The missiles shattered glass in the guard post and cracked fibreglass-like material in the gate.

More than 200 white-clad members of Indonesia’s militant Islamic Defenders Front (FPI) were protesting over Danish cartoons lampooning the Prophet as well as his depiction in a sculpture at the U.S. Supreme Court in Washington.

About 50 police were on hand but unable to keep the protesters away from the gate, witnesses said.

Maksuni, an FPI deputy leader, told reporters after the protests: “This is not the last warning. This is only the beginning. There will be bigger actions against them.”

“Suicide bombings! Prepare for a bomb,” said one protester.

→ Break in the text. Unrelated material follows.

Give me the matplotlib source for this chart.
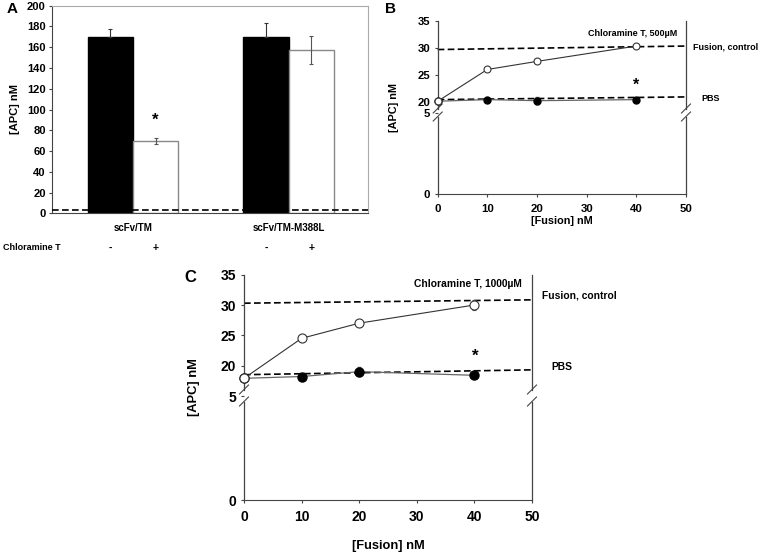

Weeks of sometimes violent protests by Muslims across the world against the cartoons, first published in Denmark and then by many European newspapers, have triggered fears of a clash of civilisations between the West and Islam. Many Muslims believe that it is blasphemous to publish images of the Prophet.

An embassy statement read to Reuters by a spokesman said the U.S. government deplored the violence, adding:

“Ambassador B. Lynn Pascoe said that this was a pre-meditated event that was staged for television by a small group which seeks to disrupt the relationship between the United States and Indonesia by inflaming popular opinion.”

“This sort of thuggery is unacceptable and needs to be treated as what it is.”

The statement said that the United States shared Indonesian President Susilo Bambang Yudhoyono’s view “that the cartoon issue should not be used as a wedge between cultures.”

Yudhoyono, other officials, and leaders of moderate Muslim groups in Indonesia, the world’s most populous Muslim nation, have condemned the cartoons while urging that protests against them be peaceful.

The Mohammad depiction at the U.S. Supreme Court that was an added issue in the latest protest is one of a number showing historical figures viewed as lawgivers and sculpted in the 1930s.